Rebates that drug companies provide to Medicare Part D private insurance plans would instead go directly to some consumers under a new Department of Health and Human Services (HHS) proposal. But the administration acknowledges that if adopted, this regulation could lead to across-the-board increases in Part D premiums.
Currently, some brand name pharmaceutical companies discount the prices of their drugs and those discounts — or rebates — go to pharmacy benefit managers (PBMs), who then set drug prices for the insurance plans they administer. Under the administration proposal, the rebates, which are not now made public, would go directly to Medicare beneficiaries.
In a letter earlier this week to President Trump, AARP CEO Jo Ann Jenkins urged him to talk about what he plans to do to lower the “skyrocketing” cost of prescription drugs when he gives his State of the Union address on Tuesday. “AARP strongly supports reforms that will help lower prescription drug prices and provide relief to older Americans struggling to afford needed medications,” the letter says. “AARP strongly believes that we need solutions that focus on how drugs are priced when they first come to the market as well as how they increase over time.”

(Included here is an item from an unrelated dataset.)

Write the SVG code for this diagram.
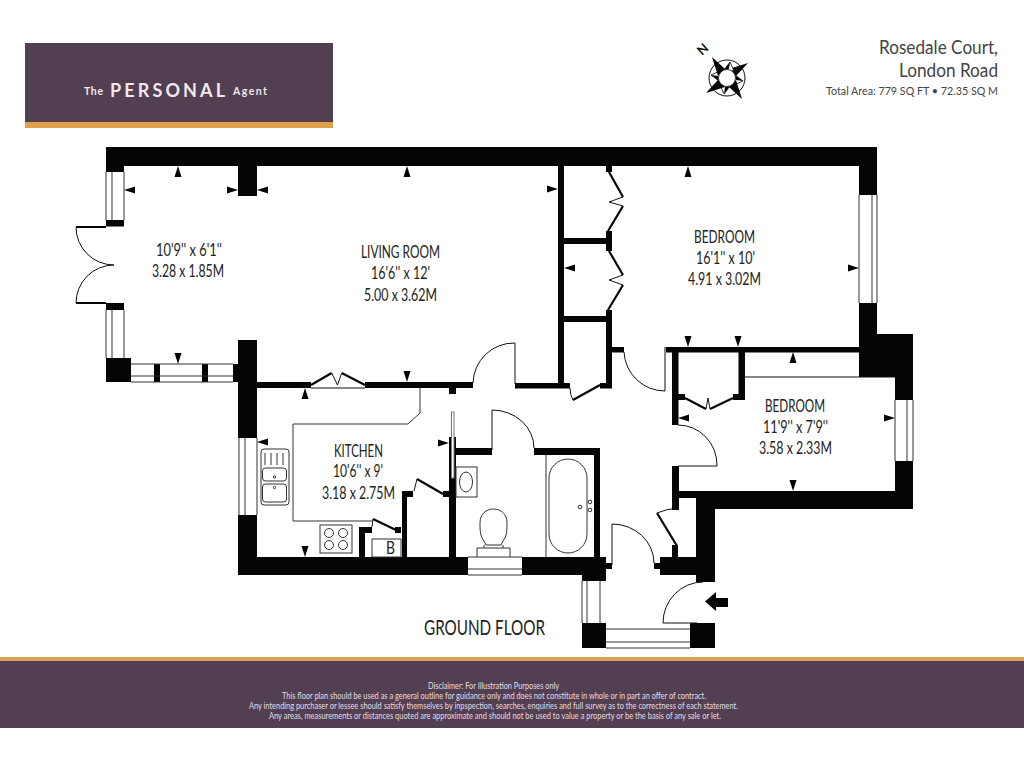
<svg xmlns="http://www.w3.org/2000/svg" width="1024" height="768" viewBox="0 0 1024 768">
<style>
text{font-family:Lato,"Liberation Sans","Noto Sans",sans-serif}
.w{fill:#050505}
.t{fill:none;stroke:#111;stroke-width:1}
.g{fill:none;stroke:#333;stroke-width:1}
.d{fill:none;stroke:#050505;stroke-width:2.2}
.l{font-size:18px;fill:#222}
.h{fill:#444;text-anchor:start}
.f{font-size:9.500px;fill:#e4dee2}
.b{fill:#f1e8ee;font-weight:700}
</style>
<defs>
<polygon id="tri" points="0,0 -3.500,11 3.500,11" fill="#050505"/>
<g id="spike">
<polygon points="21,-15 2,-9 9,-2" fill="#050505"/>
<polygon points="16,3 8,-3 7,7" fill="#fff" stroke="#050505" stroke-width=".8"/>
<polygon points="16,3 8,-3 9,2" fill="#050505"/>
</g>
</defs>
<rect width="1024" height="768" fill="#fff"/>

<g id="banner">
<rect x="25" y="43" width="308" height="79" fill="#533f52"/>
<rect x="25" y="122" width="308" height="6" fill="#dfa14e"/>
<text class="b" x="84" y="95" font-size="10.500" textLength="19" lengthAdjust="spacing">The</text>
<text class="b" x="110" y="97" font-size="18" textLength="115" lengthAdjust="spacing">PERSONAL</text>
<text class="b" x="233" y="95" font-size="10.500" textLength="34" lengthAdjust="spacing">Agent</text>
</g>

<g id="compass">
<text x="0" y="0" font-size="13" font-weight="bold" fill="#111" transform="translate(702,56) rotate(-42)">N</text>
<circle cx="727" cy="78" r="18" class="t"/>
<use href="#spike" transform="translate(727,78)"/>
<use href="#spike" transform="translate(727,78) rotate(90)"/>
<use href="#spike" transform="translate(727,78) rotate(180)"/>
<use href="#spike" transform="translate(727,78) rotate(270)"/>
<circle cx="727" cy="78" r="8.500" fill="#fff" stroke="#111" stroke-width=".8"/>
</g>

<g id="title">
<text class="h" x="879" y="54" font-size="18.500" textLength="119" lengthAdjust="spacingAndGlyphs">Rosedale Court,</text>
<text class="h" x="899" y="77" font-size="18.500" textLength="99" lengthAdjust="spacingAndGlyphs">London Road</text>
<text class="h" x="826" y="95" font-size="11.500" textLength="172" lengthAdjust="spacingAndGlyphs">Total Area: 779 SQ FT • 72.35 SQ M</text>
</g>

<g id="walls" class="w">
<rect x="106" y="147" width="771" height="19"/>
<rect x="106" y="147" width="18" height="25"/>
<rect x="106" y="220" width="18" height="6.500"/>
<rect x="106" y="303" width="18" height="7"/>
<rect x="106" y="358" width="25" height="24"/>
<rect x="154" y="364" width="6" height="18"/>
<rect x="202" y="364" width="6" height="18"/>
<rect x="233" y="364" width="5" height="18"/>
<rect x="238" y="147" width="19" height="49"/>
<rect x="238" y="340" width="19" height="98"/>
<rect x="238" y="515" width="19" height="60"/>
<rect x="257" y="382" width="54" height="6"/>
<rect x="365" y="382" width="108" height="6"/>
<rect x="449" y="388" width="7" height="6"/>
<rect x="515" y="383" width="55" height="5.500"/>
<rect x="558" y="147" width="6" height="241"/>
<rect x="600" y="383" width="12" height="5.500"/>
<rect x="606" y="310" width="6" height="78"/>
<rect x="606" y="166" width="6" height="6"/>
<rect x="606" y="231" width="6" height="20"/>
<rect x="564" y="238" width="43" height="6"/>
<rect x="564" y="316" width="43" height="6"/>
<rect x="612" y="347" width="12" height="5.500"/>
<rect x="666" y="347" width="193" height="5.500"/>
<rect x="672" y="352" width="6.500" height="73"/>
<rect x="678" y="394" width="7" height="6"/>
<rect x="733" y="394" width="12" height="6"/>
<rect x="738.500" y="352" width="6.500" height="48"/>
<rect x="859" y="147" width="18" height="48"/>
<rect x="859" y="303" width="18" height="74"/>
<rect x="877" y="334" width="36" height="43"/>
<rect x="895" y="377" width="18" height="23"/>
<rect x="895" y="461" width="18" height="48"/>
<rect x="678" y="491" width="20" height="7"/>
<rect x="696" y="491" width="217" height="18"/>
<rect x="672" y="466" width="7" height="44"/>
<rect x="696" y="509" width="19" height="73"/>
<rect x="672" y="545" width="6" height="12"/>
<rect x="660" y="557" width="55" height="18"/>
<rect x="654" y="563" width="6" height="6"/>
<rect x="239" y="557" width="229" height="18"/>
<rect x="522" y="557" width="84" height="18"/>
<rect x="606" y="563" width="6" height="6"/>
<rect x="582" y="575" width="24" height="6"/>
<rect x="582" y="623" width="24" height="25"/>
<rect x="690" y="623" width="25" height="25"/>
<rect x="449" y="437" width="7" height="120"/>
<rect x="456" y="448" width="36" height="7"/>
<rect x="534" y="448" width="66" height="7"/>
<rect x="594" y="448" width="6" height="109"/>
<rect x="402" y="491" width="5" height="66"/>
<rect x="402" y="491" width="11" height="6"/>
<rect x="443" y="491" width="7" height="6"/>
<rect x="359" y="527" width="6" height="30"/>
<rect x="359" y="527" width="13" height="6"/>
<rect x="395" y="527" width="6" height="6"/>
<polygon points="705,601.500 716,592 716,598 728,598 728,607 716,607 716,611"/>
</g>

<g id="windows" class="g">
<path d="M106 172V220M112 172V220M124 172V220"/>
<path d="M106 310V358M112 310V358M124 310V358"/>
<path d="M131 364H233M131 376H233M131 382H233"/>
<path d="M239 438V515M245 438V515M257 438V515"/>
<path d="M859 195V303M872 195V303M877 195V303"/>
<path d="M895 400V461M907 400V461M913 400V461"/>
<path d="M468 557H522M468 569H522M468 575H522"/>
<path d="M582 581V623M587 581V623M600 581V623"/>
<path d="M606 629H690M606 642H690M606 648H690"/>
<rect x="451.500" y="412" width="2.500" height="66" fill="#fff" stroke="#777"/>
</g>

<g id="doors">
<path class="d" d="M76 227H106M76 303H106"/>
<path class="t" d="M76 227A38 38 0 0 0 114 265A38 38 0 0 0 76 303"/>
<path class="d" d="M311 385L331.700 373M341.700 373L365 385"/>
<path class="t" d="M331.700 373L337.500 385L341.700 373M311 388H365"/>
<path class="t" d="M473 383A41 41 0 0 1 515 343V384"/>
<path class="t" d="M570 388Q570 395 573 400"/>
<path class="d" d="M573 400L600 385"/>
<path class="d" d="M609 172L623 197M623 206L608 231M609 251L623 275M623 285L608 310"/>
<path class="t" d="M623 197L609 202L623 206M623 275L609 280L623 285"/>
<path class="t" d="M624 352A41 41 0 0 0 665 391V347"/>
<path class="d" d="M685 398L706 409M710 409L733 398"/>
<path class="t" d="M706 409L708 398L710 409M745 377H895"/>
<path class="t" d="M678 425A39 40 0 0 1 717 465V466H678"/>
<path class="t" d="M492 450V410A42 38 0 0 1 534 448"/>
<path class="d" d="M657 513L677 546"/>
<path class="t" d="M657 513Q666 509 678 508"/>
<path class="t" d="M612 565V524A42 39 0 0 1 654 563"/>
<path class="t" d="M697 623H663A40 41 0 0 1 703 582"/>
<path class="d" d="M443 494L417 479"/>
<path class="t" d="M417 479L414 491"/>
<path class="d" d="M396 530L373 519"/>
<path class="t" d="M373 519L372 527"/>
</g>

<g id="fixtures" class="g">
<path d="M420 388V413L408 424H293V521H373"/>
<rect x="320" y="525" width="32" height="28"/>
<circle cx="329" cy="533" r="4.500"/><circle cx="343" cy="533" r="4.500"/>
<circle cx="329" cy="545" r="4.500"/><circle cx="343" cy="545" r="4.500"/>
<rect x="372" y="539" width="29" height="18"/>
<rect x="261" y="449" width="28" height="56" rx="3"/>
<path d="M265 453V465M271 453V465M277 453V465M283 453V465"/>
<rect x="262.500" y="468" width="24" height="13" rx="3"/>
<rect x="262.500" y="484" width="24" height="18" rx="3"/>
<circle cx="274.500" cy="477" r="1.200"/><circle cx="274.500" cy="487.500" r="1.200"/>
<path d="M546 455V557"/>
<rect x="549" y="459" width="38" height="94" rx="19"/>
<circle cx="580" cy="507" r="1.800"/><circle cx="590" cy="502" r="1.800"/><circle cx="590" cy="510" r="1.800"/>
<rect x="456" y="467" width="21" height="30"/>
<ellipse cx="466" cy="482" rx="6.500" ry="10"/>
<path d="M484 541C480 536 480 530 480 523C480 514 486 509 493.500 509C501 509 507 514 507 523C507 530 507 536 503 541L501 545H486Z"/>
<path d="M477 557V548H510V557M484 548V545M503 548V545"/>
</g>

<g id="ticks">
<use href="#tri" transform="translate(178,166)"/>
<use href="#tri" transform="translate(407,166)"/>
<use href="#tri" transform="translate(688,166)"/>
<use href="#tri" transform="translate(305,388)"/>
<use href="#tri" transform="translate(793,352)"/>
<use href="#tri" transform="translate(178,364) rotate(180)"/>
<use href="#tri" transform="translate(407,382) rotate(180)"/>
<use href="#tri" transform="translate(305,557) rotate(180)"/>
<use href="#tri" transform="translate(688,347) rotate(180)"/>
<use href="#tri" transform="translate(738,347) rotate(180)"/>
<use href="#tri" transform="translate(793,491) rotate(180)"/>
<use href="#tri" transform="translate(124,190) rotate(-90)"/>
<use href="#tri" transform="translate(257,190) rotate(-90)"/>
<use href="#tri" transform="translate(564,268) rotate(-90)"/>
<use href="#tri" transform="translate(257,442) rotate(-90)"/>
<use href="#tri" transform="translate(678,418) rotate(-90)"/>
<use href="#tri" transform="translate(238,190) rotate(90)"/>
<use href="#tri" transform="translate(558,189) rotate(90)"/>
<use href="#tri" transform="translate(859,268) rotate(90)"/>
<use href="#tri" transform="translate(449,443) rotate(90)"/>
<use href="#tri" transform="translate(895,418) rotate(90)"/>
</g>

<g id="labels">
<text class="l" x="156" y="256" textLength="66" lengthAdjust="spacingAndGlyphs">10'9'' x 6'1''</text>
<text class="l" x="152" y="277" textLength="72" lengthAdjust="spacingAndGlyphs">3.28 x 1.85M</text>
<text class="l" x="361" y="258" textLength="79" lengthAdjust="spacingAndGlyphs">LIVING ROOM</text>
<text class="l" x="371" y="279" textLength="59" lengthAdjust="spacingAndGlyphs">16'6'' x 12'</text>
<text class="l" x="364" y="301" textLength="73" lengthAdjust="spacingAndGlyphs">5.00 x 3.62M</text>
<text class="l" x="694" y="243" textLength="61" lengthAdjust="spacingAndGlyphs">BEDROOM</text>
<text class="l" x="696" y="264" textLength="59" lengthAdjust="spacingAndGlyphs">16'1'' x 10'</text>
<text class="l" x="688" y="285" textLength="73" lengthAdjust="spacingAndGlyphs">4.91 x 3.02M</text>
<text class="l" x="334" y="457" textLength="49" lengthAdjust="spacingAndGlyphs">KITCHEN</text>
<text class="l" x="333" y="477" textLength="50" lengthAdjust="spacingAndGlyphs">10'6'' x 9'</text>
<text class="l" x="322" y="499" textLength="73" lengthAdjust="spacingAndGlyphs">3.18 x 2.75M</text>
<text class="l" x="765" y="412" textLength="60" lengthAdjust="spacingAndGlyphs">BEDROOM</text>
<text class="l" x="763" y="433" textLength="65" lengthAdjust="spacingAndGlyphs">11'9'' x 7'9''</text>
<text class="l" x="759" y="454" textLength="73" lengthAdjust="spacingAndGlyphs">3.58 x 2.33M</text>
<text class="l" x="386" y="554" textLength="9" lengthAdjust="spacingAndGlyphs">B</text>
<text x="424" y="635" font-size="21.500" fill="#222" textLength="121" lengthAdjust="spacingAndGlyphs">GROUND FLOOR</text>
</g>

<g id="footer">
<rect x="0" y="657" width="1024" height="4" fill="#d9a05c"/>
<rect x="0" y="661" width="1024" height="67" fill="#533f52"/>
<text class="f" x="428" y="689" textLength="131" lengthAdjust="spacingAndGlyphs">Disclaimer: For Illustration Purposes only</text>
<text class="f" x="282" y="699" textLength="424" lengthAdjust="spacingAndGlyphs">This floor plan should be used as a general outline for guidance only and does not constitute in whole or in part an offer of contract.</text>
<text class="f" x="249" y="709" textLength="489" lengthAdjust="spacingAndGlyphs">Any intending purchaser or lessee should satisfy themselves by inpspection, searches, enquiries and full survey as to the correctness of each statement.</text>
<text class="f" x="269" y="719" textLength="452" lengthAdjust="spacingAndGlyphs">Any areas, measurements or distances quoted are approximate and should not be used to value a property or be the basis of any sale or let.</text>
</g>
</svg>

While the administration acknowledges that the proposed rule could lead to drug plan premium increases, it remains unclear exactly how much impact it would have. The administration also says that those who would benefit most from this proposed rule are Medicare enrollees with the highest drug costs, and those with plans that have high deductibles or those whose coinsurance is tied to the list prices of prescriptions. According to an HHS fact sheet, an estimated 30 percent of Part D beneficiaries “have drug costs high enough that their out-of-pocket savings will likely exceed any premium changes.” The administration also says that if Part D plans put more generics on their approved drug lists, improve negotiations with drugmakers or reduce their administrative costs, “premiums could be held constant and savings could be even greater.”
David Mitchell, founder of Patients for Affordable Drugs, said in an interview Friday that the most positive element of this proposal is that it “gets rid of secret rebates. We feel strongly that a system based on secret deals is bad policy.” But, Mitchell said, “this doesn’t fix drug prices completely. We still need to directly negotiate the price of Part D prescriptions.”
The proposal also drew criticism from the health insurance industry, “From the start, the focus on rebates has been a distraction from the real issue,” says Matt Eyles, president and CEO of America’s Health Insurance Plans, an industry trade group. “The problem is price. Manufacturers have complete control over how drug prices are set. Already this year, more than three dozen drugmakers have raised their prices on hundreds of medications.”
Earlier this week, congressional committees in the U.S. House of Representatives and the Senate held hearings exploring the high price of prescription drugs, the first in a series of sessions lawmakers plan on the subject.